Source data:
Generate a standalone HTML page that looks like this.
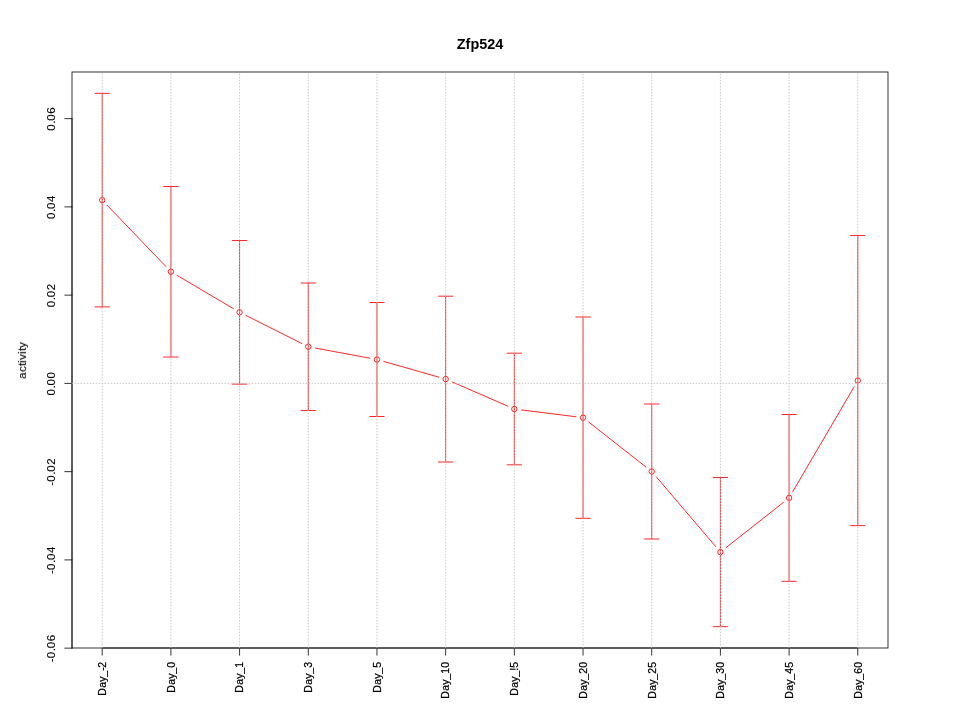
<!DOCTYPE html><html><head><meta charset="utf-8"><style>html,body{margin:0;padding:0;background:#fff;}svg{display:block}text{font-family:"Liberation Sans",sans-serif;}</style></head><body>
<svg width="960" height="720" viewBox="0 0 960 720">
<rect x="0" y="0" width="960" height="720" fill="#fff"/>
<path d="M102.22 306.90V93.33 M95.02 93.33H109.42 M95.02 306.90H109.42 M170.91 357.00V186.50 M163.71 186.50H178.11 M163.71 357.00H178.11 M239.59 384.10V240.50 M232.39 240.50H246.79 M232.39 384.10H246.79 M308.28 410.50V283.00 M301.08 283.00H315.48 M301.08 410.50H315.48 M376.97 416.50V302.50 M369.77 302.50H384.17 M369.77 416.50H384.17 M445.65 462.00V296.20 M438.45 296.20H452.85 M438.45 462.00H452.85 M514.34 464.80V353.20 M507.14 353.20H521.54 M507.14 464.80H521.54 M583.03 518.30V317.00 M575.83 317.00H590.23 M575.83 518.30H590.23 M651.72 539.00V404.00 M644.52 404.00H658.92 M644.52 539.00H658.92 M720.40 626.67V477.50 M713.20 477.50H727.60 M713.20 626.67H727.60 M789.09 581.30V414.50 M781.89 414.50H796.29 M781.89 581.30H796.29 M857.78 525.60V235.50 M850.58 235.50H864.98 M850.58 525.60H864.98 M107.20 205.31L165.92 266.55 M177.11 275.41L233.39 308.64 M246.03 315.53L301.85 343.52 M315.36 348.06L369.89 358.19 M383.89 361.48L438.73 377.12 M452.26 381.97L507.74 406.13 M521.49 409.90L575.89 416.75 M588.70 422.09L646.05 467.06 M656.39 476.98L715.73 546.61 M726.06 547.63L783.44 502.36 M792.73 491.69L854.14 386.76" stroke="#ff0000" stroke-width="0.85" fill="none" stroke-linecap="round"/>
<circle cx="102.22" cy="200.11" r="2.7" stroke="#ff0000" stroke-width="0.85" fill="none"/>
<circle cx="170.91" cy="271.75" r="2.7" stroke="#ff0000" stroke-width="0.85" fill="none"/>
<circle cx="239.59" cy="312.30" r="2.7" stroke="#ff0000" stroke-width="0.85" fill="none"/>
<circle cx="308.28" cy="346.75" r="2.7" stroke="#ff0000" stroke-width="0.85" fill="none"/>
<circle cx="376.97" cy="359.50" r="2.7" stroke="#ff0000" stroke-width="0.85" fill="none"/>
<circle cx="445.65" cy="379.10" r="2.7" stroke="#ff0000" stroke-width="0.85" fill="none"/>
<circle cx="514.34" cy="409.00" r="2.7" stroke="#ff0000" stroke-width="0.85" fill="none"/>
<circle cx="583.03" cy="417.65" r="2.7" stroke="#ff0000" stroke-width="0.85" fill="none"/>
<circle cx="651.72" cy="471.50" r="2.7" stroke="#ff0000" stroke-width="0.85" fill="none"/>
<circle cx="720.40" cy="552.09" r="2.7" stroke="#ff0000" stroke-width="0.85" fill="none"/>
<circle cx="789.09" cy="497.90" r="2.7" stroke="#ff0000" stroke-width="0.85" fill="none"/>
<circle cx="857.78" cy="380.55" r="2.7" stroke="#ff0000" stroke-width="0.85" fill="none"/>
<rect x="72" y="72" width="816" height="576" stroke="#000" stroke-width="0.8" fill="none"/>
<path d="M102.22 648H857.78 M102.22 648V655.2 M170.91 648V655.2 M239.59 648V655.2 M308.28 648V655.2 M376.97 648V655.2 M445.65 648V655.2 M514.34 648V655.2 M583.03 648V655.2 M651.72 648V655.2 M720.40 648V655.2 M789.09 648V655.2 M857.78 648V655.2 M72 648.15V118.65 M72 118.65H64.8 M72 206.90H64.8 M72 295.15H64.8 M72 383.40H64.8 M72 471.65H64.8 M72 559.90H64.8 M72 648.15H64.8" stroke="#000" stroke-width="0.8" fill="none" stroke-linecap="round"/>
<path d="M102.22 648V72 M170.91 648V72 M239.59 648V72 M308.28 648V72 M376.97 648V72 M445.65 648V72 M514.34 648V72 M583.03 648V72 M651.72 648V72 M720.40 648V72 M789.09 648V72 M857.78 648V72 M72 383.40H888" stroke="#bebebe" stroke-width="0.85" stroke-dasharray="0.75 2.25" fill="none" stroke-linecap="round"/>
<g style="will-change:transform" stroke="#000">
<text x="480" y="48.5" font-size="14.4" font-weight="bold" text-anchor="middle" stroke="none">Zfp524</text>
<text transform="translate(54.9 130.65) rotate(-90)" x="0 7 10 17" font-size="11.5" stroke-width="0.1">0.06</text>
<text transform="translate(54.9 218.90) rotate(-90)" x="0 7 10 17" font-size="11.5" stroke-width="0.1">0.04</text>
<text transform="translate(54.9 307.15) rotate(-90)" x="0 7 10 17" font-size="11.5" stroke-width="0.1">0.02</text>
<text transform="translate(54.9 395.40) rotate(-90)" x="0 7 10 17" font-size="11.5" stroke-width="0.1">0.00</text>
<text transform="translate(54.9 485.65) rotate(-90)" x="0 4 11 14 21" font-size="11.5" stroke-width="0.1">-0.02</text>
<text transform="translate(54.9 573.90) rotate(-90)" x="0 4 11 14 21" font-size="11.5" stroke-width="0.1">-0.04</text>
<text transform="translate(54.9 662.15) rotate(-90)" x="0 4 11 14 21" font-size="11.5" stroke-width="0.1">-0.06</text>
<text transform="translate(26.0 378.85) rotate(-90)" x="0 7 13 16 19 25 28 31" font-size="11.5" stroke-width="0.15">activity</text>
<text transform="translate(106.02 695.80) rotate(-90)" x="0 8 14 19 25 28" font-size="10.5" stroke-width="0.25">Day_-2</text>
<text transform="translate(174.71 692.80) rotate(-90)" x="0 8 14 19 25" font-size="10.5" stroke-width="0.25">Day_0</text>
<text transform="translate(243.39 692.80) rotate(-90)" x="0 8 14 19 25" font-size="10.5" stroke-width="0.25">Day_1</text>
<text transform="translate(312.08 692.80) rotate(-90)" x="0 8 14 19 25" font-size="10.5" stroke-width="0.25">Day_3</text>
<text transform="translate(380.77 692.80) rotate(-90)" x="0 8 14 19 25" font-size="10.5" stroke-width="0.25">Day_5</text>
<text transform="translate(449.45 698.80) rotate(-90)" x="0 8 14 19 25 31" font-size="10.5" stroke-width="0.25">Day_10</text>
<text transform="translate(518.14 695.80) rotate(-90)" x="0 8 14 19 25 28" font-size="10.5" stroke-width="0.25">Day_!5</text>
<text transform="translate(586.83 698.80) rotate(-90)" x="0 8 14 19 25 31" font-size="10.5" stroke-width="0.25">Day_20</text>
<text transform="translate(655.52 698.80) rotate(-90)" x="0 8 14 19 25 31" font-size="10.5" stroke-width="0.25">Day_25</text>
<text transform="translate(724.2 698.80) rotate(-90)" x="0 8 14 19 25 31" font-size="10.5" stroke-width="0.25">Day_30</text>
<text transform="translate(792.89 698.80) rotate(-90)" x="0 8 14 19 25 31" font-size="10.5" stroke-width="0.25">Day_45</text>
<text transform="translate(861.58 698.80) rotate(-90)" x="0 8 14 19 25 31" font-size="10.5" stroke-width="0.25">Day_60</text>
</g>
</svg></body></html>
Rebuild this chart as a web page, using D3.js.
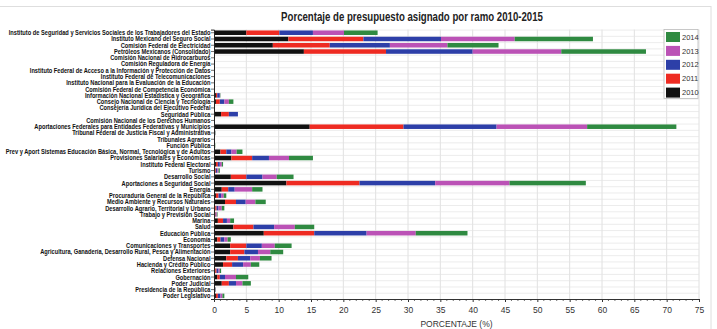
<!DOCTYPE html>
<html>
<head>
<meta charset="utf-8">
<script src="https://cdn.jsdelivr.net/npm/d3@7"></script>
<style>
  body { margin: 0; background: #fff; }
  svg { display: block; font-family: "Liberation Sans Narrow", "Liberation Sans", Arial, sans-serif; }
</style>
</head>
<body>
<svg id="chart" width="717" height="329"></svg>
<script>
const categories = [
    'Instituto de Seguridad y Servicios Sociales de los Trabajadores del Estado',
    'Instituto Mexicano del Seguro Social',
    'Comisión Federal de Electricidad',
    'Petróleos Mexicanos (Consolidado)',
    'Comisión Nacional de Hidrocarburos',
    'Comisión Reguladora de Energía',
    'Instituto Federal de Acceso a la Información y Protección de Datos',
    'Instituto Federal de Telecomunicaciones',
    'Instituto Nacional para la Evaluación de la Educación',
    'Comisión Federal de Competencia Económica',
    'Información Nacional Estadística y Geográfica',
    'Consejo Nacional de Ciencia y Tecnología',
    'Consejería Jurídica del Ejecutivo Federal',
    'Seguridad Pública',
    'Comisión Nacional de los Derechos Humanos',
    'Aportaciones Federales para Entidades Federativas y Municipios',
    'Tribunal Federal de Justicia Fiscal y Administrativa',
    'Tribunales Agrarios',
    'Función Pública',
    'Prev y Aport Sistemas Educación Básica, Normal, Tecnológica y de Adultos',
    'Provisiones Salariales y Económicas',
    'Instituto Federal Electoral',
    'Turismo',
    'Desarrollo Social',
    'Aportaciones a Seguridad Social',
    'Energía',
    'Procuraduría General de la República',
    'Medio Ambiente y Recursos Naturales',
    'Desarrollo Agrario, Territorial y Urbano',
    'Trabajo y Previsión Social',
    'Marina',
    'Salud',
    'Educación Pública',
    'Economía',
    'Comunicaciones y Transportes',
    'Agricultura, Ganadería, Desarrollo Rural, Pesca y Alimentación',
    'Defensa Nacional',
    'Hacienda y Crédito Público',
    'Relaciones Exteriores',
    'Gobernación',
    'Poder Judicial',
    'Presidencia de la República',
    'Poder Legislativo'
];

const years = ['2010', '2011', '2012', '2013', '2014'];

const y2010 = [5.0, 11.5, 9.1, 13.9, 0, 0, 0, 0, 0, 0, 0.3, 0.3, 0.01, 1.1, 0.03, 14.8, 0.05, 0.02, 0.04,
    1.0, 2.7, 0.3, 0.2, 2.6, 11.2, 1.2, 0.3, 1.7, 0.2, 0.15, 0.6, 3.0, 7.7, 0.5, 2.5, 2.5, 1.9, 1.4, 0.2, 0.5, 1.2, 0.1, 0.3];
const y2011 = [5.1, 11.6, 8.8, 12.7, 0, 0, 0, 0, 0, 0, 0.2, 0.6, 0.01, 1.2, 0.03, 14.5, 0.05, 0.02, 0.04,
    0.9, 3.2, 0.3, 0.1, 2.4, 11.3, 1.0, 0.4, 1.7, 0.2, 0.1, 0.8, 3.1, 7.8, 0.5, 2.5, 2.2, 1.8, 1.4, 0.2, 0.4, 1.1, 0.05, 0.3];
const y2012 = [5.2, 12.0, 9.3, 13.4, 0, 0, 0, 0, 0, 0, 0.4, 0.7, 0.01, 1.4, 0.03, 14.4, 0.05, 0.02, 0.04,
    0.8, 2.6, 0.3, 0.2, 2.5, 11.7, 1.0, 0.4, 1.5, 0.3, 0.1, 0.6, 3.2, 8.1, 0.6, 2.4, 2.1, 1.9, 1.7, 0.3, 0.8, 1.1, 0.05, 0.4];
const y2013 = [4.8, 11.4, 8.9, 13.7, 0, 0, 0, 0, 0, 0, 0.05, 0.7, 0.01, 0, 0.03, 14.0, 0.05, 0.02, 0.04,
    0.8, 3.1, 0.3, 0.2, 2.2, 11.5, 2.7, 0.4, 1.5, 0.5, 0.1, 0.5, 3.2, 7.6, 0.5, 2.0, 1.9, 1.5, 1.2, 0.2, 1.7, 1.0, 0.05, 0.3];
const y2014 = [5.2, 12.1, 7.9, 13.1, 0.02, 0.02, 0.03, 0.03, 0.03, 0.03, 0.05, 0.7, 0.01, 0, 0.03, 13.8, 0.05, 0.02, 0.04,
    0.9, 3.7, 0.2, 0.2, 2.6, 11.8, 1.6, 0.4, 1.6, 0.4, 0.1, 0.6, 3.0, 8.0, 0.5, 2.6, 2.0, 1.8, 1.3, 0.2, 1.9, 1.3, 0.05, 0.3];

const xTicks = [0, 5, 10, 15, 20, 25, 30, 35, 40, 45, 50, 55, 60, 65, 70, 75];

const colors = ['#111111', '#ee2b22', '#2d3fa8', '#bb52b6', '#2f8a41'];

const margin = { top: 29.6, right: 18, bottom: 30, left: 214 };
const width = 717, height = 329;

const svg = d3.select('#chart');

// outer frame
svg.append('rect')
    .attr('x', -1).attr('y', 6.5)
    .attr('width', 712).attr('height', 330)
    .attr('fill', 'none')
    .attr('stroke', '#dedede');

const series = [y2010, y2011, y2012, y2013, y2014];
const rows = categories.map((c, i) => {
    const r = { name: c };
    years.forEach((yr, k) => { r[yr] = series[k][i]; });
    return r;
});
const stacked = d3.stack().keys(years)(rows);

const x = d3.scaleLinear().domain([0, 75]).range([214, 699]);
const y = d3.scaleBand().domain(categories).range([29.6, 299]).paddingInner(0.28).paddingOuter(0.14);

// grid
const grid = svg.append('g').attr('class', 'grid');
grid.selectAll('line.v')
    .data(xTicks.slice(1))
    .join('line')
    .attr('x1', d => x(d)).attr('x2', d => x(d))
    .attr('y1', 29.6).attr('y2', 299)
    .attr('stroke', '#d8d8d8').attr('stroke-width', 0.8);
const step = y.step();
grid.selectAll('line.h')
    .data(d3.range(categories.length))
    .join('line')
    .attr('x1', 214).attr('x2', 699)
    .attr('y1', d => 29.6 + step * d + 0.5)
    .attr('y2', d => 29.6 + step * d + 0.5)
    .attr('stroke', '#e4e4e4').attr('stroke-width', 0.7);

// bars
svg.append('g')
    .selectAll('g')
    .data(stacked)
    .join('g')
    .attr('fill', (d, i) => colors[i])
    .selectAll('rect')
    .data(d => d)
    .join('rect')
    .attr('x', d => x(d[0]))
    .attr('y', d => y(d.data.name))
    .attr('width', d => Math.max(0, x(d[1]) - x(d[0])))
    .attr('height', y.bandwidth());

// y axis
const yAxis = svg.append('g')
    .attr('transform', 'translate(214,0)')
    .call(d3.axisLeft(y).tickSize(3).tickFormat(''));
yAxis.select('.domain').attr('stroke', '#222').attr('stroke-width', 1);
yAxis.selectAll('.tick line').attr('stroke', '#333').attr('stroke-width', 0.7);

// category labels, squeezed to the condensed look of the original
const labels = svg.append('g');
const labelTexts = labels.selectAll('text')
    .data(categories)
    .join('text')
    .attr('x', 0)
    .attr('y', d => y(d) + y.bandwidth() / 2)
    .attr('dy', '0.35em')
    .attr('text-anchor', 'end')
    .attr('font-size', 7)
    .attr('font-weight', 'bold')
    .attr('fill', '#111')
    .text(d => d);
const firstW = labelTexts.node().getComputedTextLength();
const sx = 202 / firstW;
labels.attr('transform', `translate(210.5,0) scale(${sx},1)`);

// x axis
const xAxis = svg.append('g')
    .attr('transform', 'translate(0,299)')
    .call(d3.axisBottom(x).tickValues(xTicks).tickSize(3).tickPadding(5));
xAxis.select('.domain').attr('stroke', '#333');
xAxis.selectAll('.tick line').attr('stroke', '#333');
xAxis.selectAll('.tick text')
    .attr('font-size', 8.5)
    .attr('fill', '#333')
    .attr('font-family', '"Liberation Sans Narrow", "Liberation Sans", Arial, sans-serif');
// minor ticks
svg.append('g')
    .selectAll('line')
    .data(d3.range(0, 76).filter(d => d % 5 !== 0))
    .join('line')
    .attr('x1', d => x(d)).attr('x2', d => x(d))
    .attr('y1', 299).attr('y2', 301)
    .attr('stroke', '#333').attr('stroke-width', 0.7);

svg.append('text')
    .attr('x', 456.5).attr('y', 327)
    .attr('text-anchor', 'middle')
    .attr('font-size', 8.5)
    .attr('fill', '#333')
    .text('PORCENTAJE (%)');

// title
const title = svg.append('g');
const titleText = title.append('text')
    .attr('x', 0).attr('y', 21)
    .attr('text-anchor', 'middle')
    .attr('font-size', 12.5)
    .attr('font-weight', 'bold')
    .attr('fill', '#222')
    .text('Porcentaje de presupuesto asignado por ramo 2010-2015');
const tw = titleText.node().getComputedTextLength();
title.attr('transform', `translate(412,0) scale(${262 / tw},1)`);

// legend
const legend = svg.append('g').attr('transform', 'translate(664,29.5)');
legend.append('rect')
    .attr('width', 34).attr('height', 69)
    .attr('fill', '#fff')
    .attr('stroke', '#bbb').attr('stroke-width', 0.8);
const legendYears = years.slice().reverse();
const li = legend.selectAll('g')
    .data(legendYears)
    .join('g')
    .attr('transform', (d, i) => `translate(2,${2.5 + i * 13.9})`);
li.append('rect')
    .attr('width', 14).attr('height', 10)
    .attr('fill', d => colors[years.indexOf(d)]);
li.append('text')
    .attr('x', 16).attr('y', 5)
    .attr('dy', '0.35em')
    .attr('font-size', 7.5)
    .attr('fill', '#333')
    .text(d => d);
</script>
</body>
</html>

- **Your task**: State how many lines in the entries above include the word "chart"; reply with the number alone.

- **Answer below**: 3